Stored data:

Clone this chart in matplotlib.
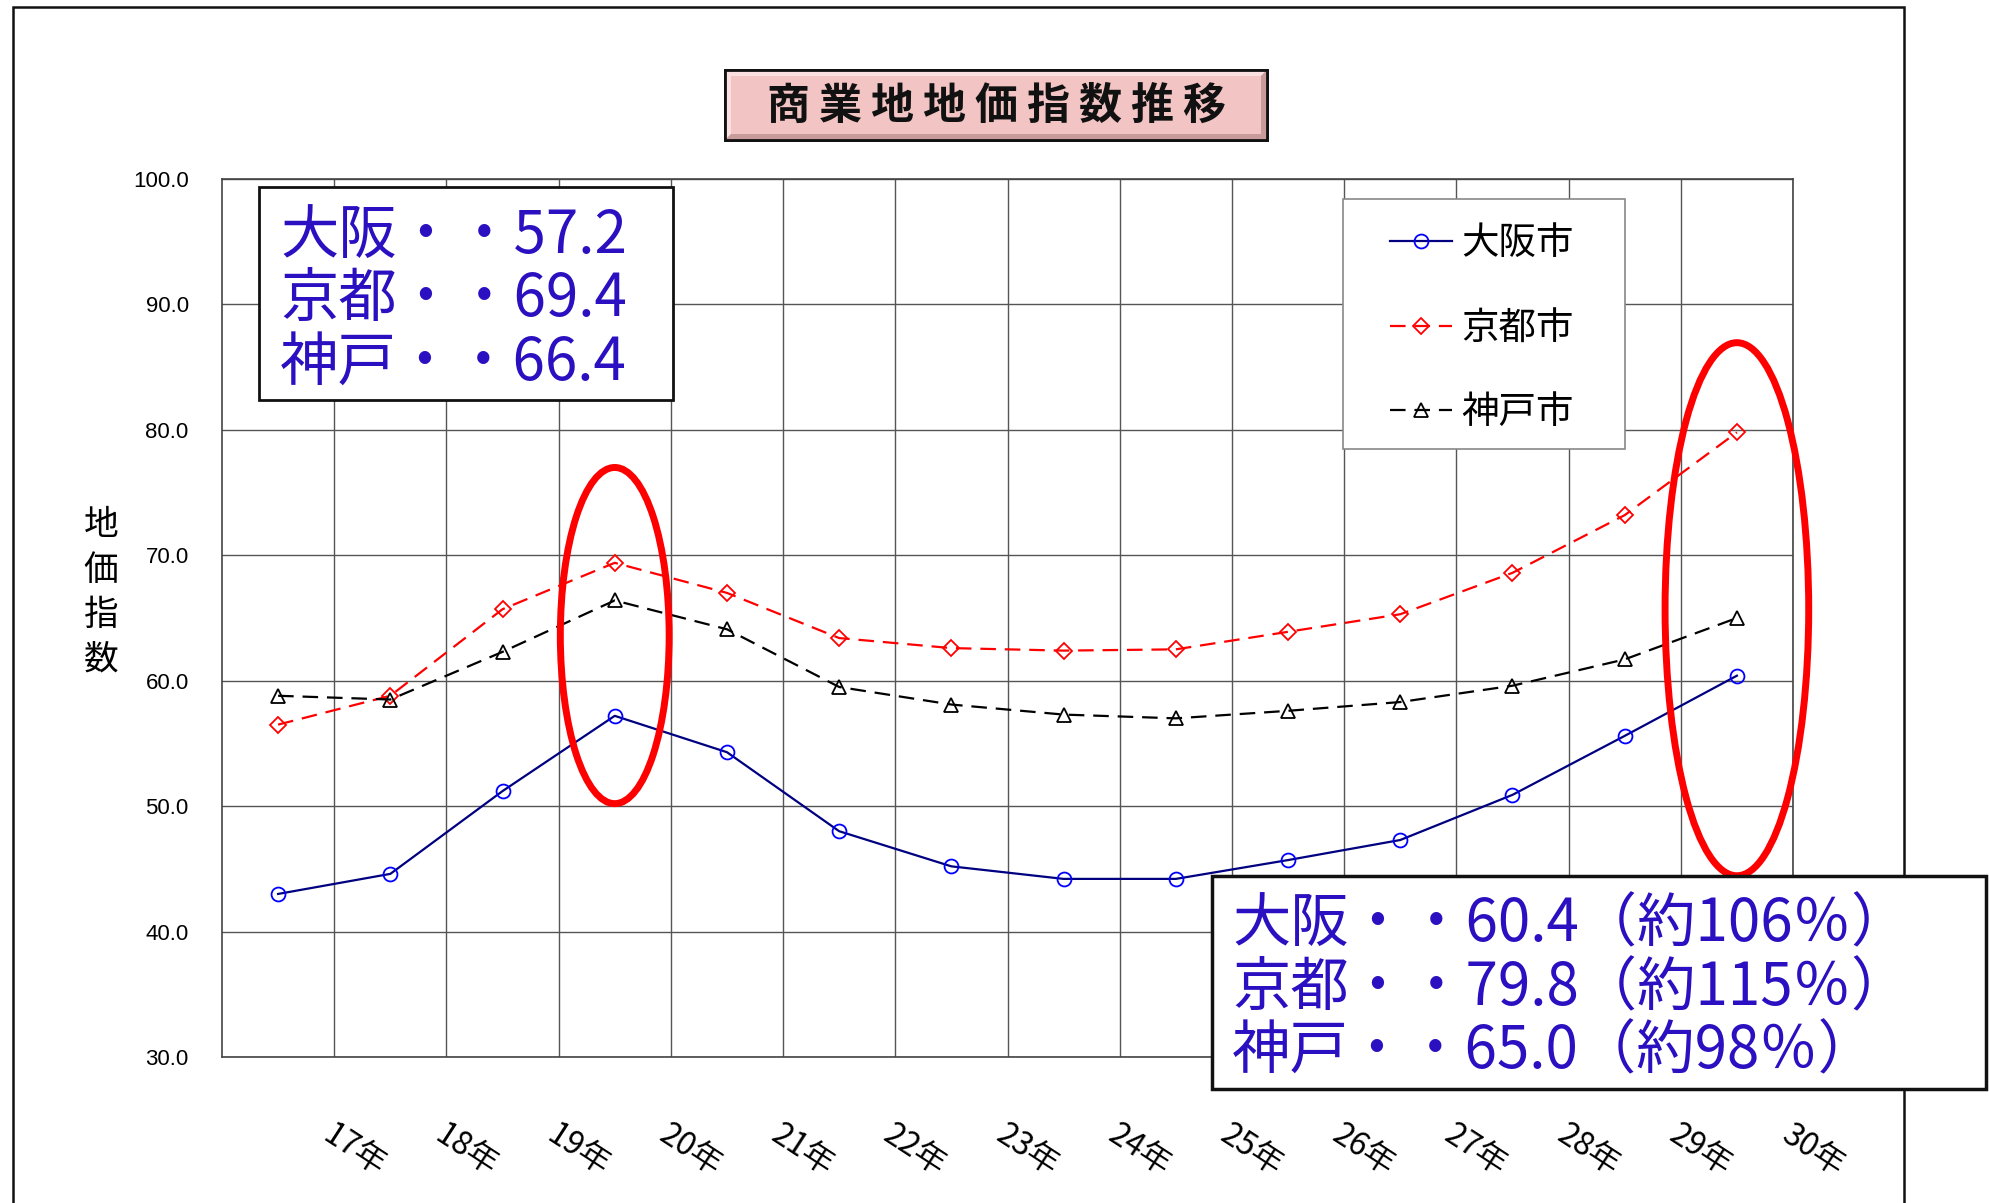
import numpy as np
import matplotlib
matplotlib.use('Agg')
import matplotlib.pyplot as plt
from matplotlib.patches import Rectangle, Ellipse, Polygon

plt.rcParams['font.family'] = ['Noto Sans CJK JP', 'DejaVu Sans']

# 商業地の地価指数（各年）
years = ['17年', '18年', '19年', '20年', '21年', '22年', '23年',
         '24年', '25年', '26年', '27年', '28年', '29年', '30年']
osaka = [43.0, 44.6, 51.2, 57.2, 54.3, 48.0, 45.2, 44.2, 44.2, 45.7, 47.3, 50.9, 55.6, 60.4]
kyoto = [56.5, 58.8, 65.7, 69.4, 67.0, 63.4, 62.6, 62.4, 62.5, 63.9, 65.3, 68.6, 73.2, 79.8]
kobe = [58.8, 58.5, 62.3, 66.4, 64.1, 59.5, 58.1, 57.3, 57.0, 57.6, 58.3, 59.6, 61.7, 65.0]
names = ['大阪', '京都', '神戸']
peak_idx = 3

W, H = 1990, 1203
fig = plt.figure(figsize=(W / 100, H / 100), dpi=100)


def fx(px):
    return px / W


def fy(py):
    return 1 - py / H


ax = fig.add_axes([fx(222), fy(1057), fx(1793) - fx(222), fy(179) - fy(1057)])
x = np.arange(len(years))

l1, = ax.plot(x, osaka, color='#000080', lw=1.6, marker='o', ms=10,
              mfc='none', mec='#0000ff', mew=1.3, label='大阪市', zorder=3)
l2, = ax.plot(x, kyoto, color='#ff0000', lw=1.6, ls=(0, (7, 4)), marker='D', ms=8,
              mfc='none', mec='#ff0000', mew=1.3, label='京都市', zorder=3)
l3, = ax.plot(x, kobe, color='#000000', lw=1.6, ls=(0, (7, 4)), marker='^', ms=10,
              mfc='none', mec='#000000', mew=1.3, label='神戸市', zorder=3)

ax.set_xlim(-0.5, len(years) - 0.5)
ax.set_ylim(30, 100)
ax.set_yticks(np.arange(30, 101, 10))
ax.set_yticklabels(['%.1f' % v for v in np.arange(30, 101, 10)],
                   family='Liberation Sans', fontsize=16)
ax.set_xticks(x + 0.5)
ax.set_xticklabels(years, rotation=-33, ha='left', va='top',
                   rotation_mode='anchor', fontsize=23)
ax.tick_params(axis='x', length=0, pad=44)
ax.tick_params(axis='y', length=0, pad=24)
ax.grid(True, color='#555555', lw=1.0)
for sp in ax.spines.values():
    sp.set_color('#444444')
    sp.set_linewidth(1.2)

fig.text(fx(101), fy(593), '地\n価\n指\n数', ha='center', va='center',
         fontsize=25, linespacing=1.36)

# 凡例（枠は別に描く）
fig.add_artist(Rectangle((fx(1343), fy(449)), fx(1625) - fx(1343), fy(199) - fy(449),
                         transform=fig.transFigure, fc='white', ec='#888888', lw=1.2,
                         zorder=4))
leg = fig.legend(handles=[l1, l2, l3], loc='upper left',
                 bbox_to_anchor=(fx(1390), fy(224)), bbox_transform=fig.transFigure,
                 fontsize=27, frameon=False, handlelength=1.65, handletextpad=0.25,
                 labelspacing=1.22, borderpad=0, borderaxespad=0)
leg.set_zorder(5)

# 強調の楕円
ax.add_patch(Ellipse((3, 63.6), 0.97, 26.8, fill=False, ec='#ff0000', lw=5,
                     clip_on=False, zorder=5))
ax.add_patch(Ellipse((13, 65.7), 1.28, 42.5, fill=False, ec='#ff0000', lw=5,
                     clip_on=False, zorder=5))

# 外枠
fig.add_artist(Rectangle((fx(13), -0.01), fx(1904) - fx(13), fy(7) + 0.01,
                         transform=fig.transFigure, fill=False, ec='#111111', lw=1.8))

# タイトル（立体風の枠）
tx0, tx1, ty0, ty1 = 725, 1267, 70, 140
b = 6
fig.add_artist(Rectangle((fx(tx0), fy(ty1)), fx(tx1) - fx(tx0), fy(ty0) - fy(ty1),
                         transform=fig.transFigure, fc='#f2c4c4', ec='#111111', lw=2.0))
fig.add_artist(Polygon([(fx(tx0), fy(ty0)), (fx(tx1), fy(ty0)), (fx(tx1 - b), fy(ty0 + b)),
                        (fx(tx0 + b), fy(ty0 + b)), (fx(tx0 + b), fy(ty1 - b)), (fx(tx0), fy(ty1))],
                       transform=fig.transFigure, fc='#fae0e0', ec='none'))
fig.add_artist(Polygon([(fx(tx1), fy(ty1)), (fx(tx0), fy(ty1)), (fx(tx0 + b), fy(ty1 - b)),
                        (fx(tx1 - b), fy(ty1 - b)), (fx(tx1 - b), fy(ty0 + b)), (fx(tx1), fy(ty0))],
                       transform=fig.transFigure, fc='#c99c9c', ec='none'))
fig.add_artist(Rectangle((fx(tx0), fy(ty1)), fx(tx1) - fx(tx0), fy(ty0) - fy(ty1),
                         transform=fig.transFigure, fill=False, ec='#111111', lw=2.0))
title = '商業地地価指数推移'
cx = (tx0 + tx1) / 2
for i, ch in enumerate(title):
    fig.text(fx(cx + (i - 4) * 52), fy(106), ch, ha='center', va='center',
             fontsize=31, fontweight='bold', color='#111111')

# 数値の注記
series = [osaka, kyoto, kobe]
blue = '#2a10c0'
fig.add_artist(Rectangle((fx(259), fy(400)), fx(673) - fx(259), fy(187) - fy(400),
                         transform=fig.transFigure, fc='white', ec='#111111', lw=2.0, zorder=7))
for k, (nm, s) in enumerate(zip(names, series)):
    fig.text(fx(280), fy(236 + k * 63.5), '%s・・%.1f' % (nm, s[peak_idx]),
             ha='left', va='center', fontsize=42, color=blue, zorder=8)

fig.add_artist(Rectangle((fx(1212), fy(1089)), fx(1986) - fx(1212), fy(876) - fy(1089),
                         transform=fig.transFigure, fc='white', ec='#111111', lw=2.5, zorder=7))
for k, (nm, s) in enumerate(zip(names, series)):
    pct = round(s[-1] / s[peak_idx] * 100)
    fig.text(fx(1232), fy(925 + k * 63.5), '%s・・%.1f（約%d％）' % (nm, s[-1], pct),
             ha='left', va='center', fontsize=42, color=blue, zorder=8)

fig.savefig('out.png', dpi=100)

Instructions to follow:
Keep every word of the data as it is when you write it out, but drop the pictures.

Result of this task:
Clone this chart in matplotlib.
import numpy as np
import matplotlib
matplotlib.use('Agg')
import matplotlib.pyplot as plt
from matplotlib.patches import Rectangle, Ellipse, Polygon

plt.rcParams['font.family'] = ['Noto Sans CJK JP', 'DejaVu Sans']

# 商業地の地価指数（各年）
years = ['17年', '18年', '19年', '20年', '21年', '22年', '23年',
         '24年', '25年', '26年', '27年', '28年', '29年', '30年']
osaka = [43.0, 44.6, 51.2, 57.2, 54.3, 48.0, 45.2, 44.2, 44.2, 45.7, 47.3, 50.9, 55.6, 60.4]
kyoto = [56.5, 58.8, 65.7, 69.4, 67.0, 63.4, 62.6, 62.4, 62.5, 63.9, 65.3, 68.6, 73.2, 79.8]
kobe = [58.8, 58.5, 62.3, 66.4, 64.1, 59.5, 58.1, 57.3, 57.0, 57.6, 58.3, 59.6, 61.7, 65.0]
names = ['大阪', '京都', '神戸']
peak_idx = 3

W, H = 1990, 1203
fig = plt.figure(figsize=(W / 100, H / 100), dpi=100)


def fx(px):
    return px / W


def fy(py):
    return 1 - py / H


ax = fig.add_axes([fx(222), fy(1057), fx(1793) - fx(222), fy(179) - fy(1057)])
x = np.arange(len(years))

l1, = ax.plot(x, osaka, color='#000080', lw=1.6, marker='o', ms=10,
              mfc='none', mec='#0000ff', mew=1.3, label='大阪市', zorder=3)
l2, = ax.plot(x, kyoto, color='#ff0000', lw=1.6, ls=(0, (7, 4)), marker='D', ms=8,
              mfc='none', mec='#ff0000', mew=1.3, label='京都市', zorder=3)
l3, = ax.plot(x, kobe, color='#000000', lw=1.6, ls=(0, (7, 4)), marker='^', ms=10,
              mfc='none', mec='#000000', mew=1.3, label='神戸市', zorder=3)

ax.set_xlim(-0.5, len(years) - 0.5)
ax.set_ylim(30, 100)
ax.set_yticks(np.arange(30, 101, 10))
ax.set_yticklabels(['%.1f' % v for v in np.arange(30, 101, 10)],
                   family='Liberation Sans', fontsize=16)
ax.set_xticks(x + 0.5)
ax.set_xticklabels(years, rotation=-33, ha='left', va='top',
                   rotation_mode='anchor', fontsize=23)
ax.tick_params(axis='x', length=0, pad=44)
ax.tick_params(axis='y', length=0, pad=24)
ax.grid(True, color='#555555', lw=1.0)
for sp in ax.spines.values():
    sp.set_color('#444444')
    sp.set_linewidth(1.2)

fig.text(fx(101), fy(593), '地\n価\n指\n数', ha='center', va='center',
         fontsize=25, linespacing=1.36)

# 凡例（枠は別に描く）
fig.add_artist(Rectangle((fx(1343), fy(449)), fx(1625) - fx(1343), fy(199) - fy(449),
                         transform=fig.transFigure, fc='white', ec='#888888', lw=1.2,
                         zorder=4))
leg = fig.legend(handles=[l1, l2, l3], loc='upper left',
                 bbox_to_anchor=(fx(1390), fy(224)), bbox_transform=fig.transFigure,
                 fontsize=27, frameon=False, handlelength=1.65, handletextpad=0.25,
                 labelspacing=1.22, borderpad=0, borderaxespad=0)
leg.set_zorder(5)

# 強調の楕円
ax.add_patch(Ellipse((3, 63.6), 0.97, 26.8, fill=False, ec='#ff0000', lw=5,
                     clip_on=False, zorder=5))
ax.add_patch(Ellipse((13, 65.7), 1.28, 42.5, fill=False, ec='#ff0000', lw=5,
                     clip_on=False, zorder=5))

# 外枠
fig.add_artist(Rectangle((fx(13), -0.01), fx(1904) - fx(13), fy(7) + 0.01,
                         transform=fig.transFigure, fill=False, ec='#111111', lw=1.8))

# タイトル（立体風の枠）
tx0, tx1, ty0, ty1 = 725, 1267, 70, 140
b = 6
fig.add_artist(Rectangle((fx(tx0), fy(ty1)), fx(tx1) - fx(tx0), fy(ty0) - fy(ty1),
                         transform=fig.transFigure, fc='#f2c4c4', ec='#111111', lw=2.0))
fig.add_artist(Polygon([(fx(tx0), fy(ty0)), (fx(tx1), fy(ty0)), (fx(tx1 - b), fy(ty0 + b)),
                        (fx(tx0 + b), fy(ty0 + b)), (fx(tx0 + b), fy(ty1 - b)), (fx(tx0), fy(ty1))],
                       transform=fig.transFigure, fc='#fae0e0', ec='none'))
fig.add_artist(Polygon([(fx(tx1), fy(ty1)), (fx(tx0), fy(ty1)), (fx(tx0 + b), fy(ty1 - b)),
                        (fx(tx1 - b), fy(ty1 - b)), (fx(tx1 - b), fy(ty0 + b)), (fx(tx1), fy(ty0))],
                       transform=fig.transFigure, fc='#c99c9c', ec='none'))
fig.add_artist(Rectangle((fx(tx0), fy(ty1)), fx(tx1) - fx(tx0), fy(ty0) - fy(ty1),
                         transform=fig.transFigure, fill=False, ec='#111111', lw=2.0))
title = '商業地地価指数推移'
cx = (tx0 + tx1) / 2
for i, ch in enumerate(title):
    fig.text(fx(cx + (i - 4) * 52), fy(106), ch, ha='center', va='center',
             fontsize=31, fontweight='bold', color='#111111')

# 数値の注記
series = [osaka, kyoto, kobe]
blue = '#2a10c0'
fig.add_artist(Rectangle((fx(259), fy(400)), fx(673) - fx(259), fy(187) - fy(400),
                         transform=fig.transFigure, fc='white', ec='#111111', lw=2.0, zorder=7))
for k, (nm, s) in enumerate(zip(names, series)):
    fig.text(fx(280), fy(236 + k * 63.5), '%s・・%.1f' % (nm, s[peak_idx]),
             ha='left', va='center', fontsize=42, color=blue, zorder=8)

fig.add_artist(Rectangle((fx(1212), fy(1089)), fx(1986) - fx(1212), fy(876) - fy(1089),
                         transform=fig.transFigure, fc='white', ec='#111111', lw=2.5, zorder=7))
for k, (nm, s) in enumerate(zip(names, series)):
    pct = round(s[-1] / s[peak_idx] * 100)
    fig.text(fx(1232), fy(925 + k * 63.5), '%s・・%.1f（約%d％）' % (nm, s[-1], pct),
             ha='left', va='center', fontsize=42, color=blue, zorder=8)

fig.savefig('out.png', dpi=100)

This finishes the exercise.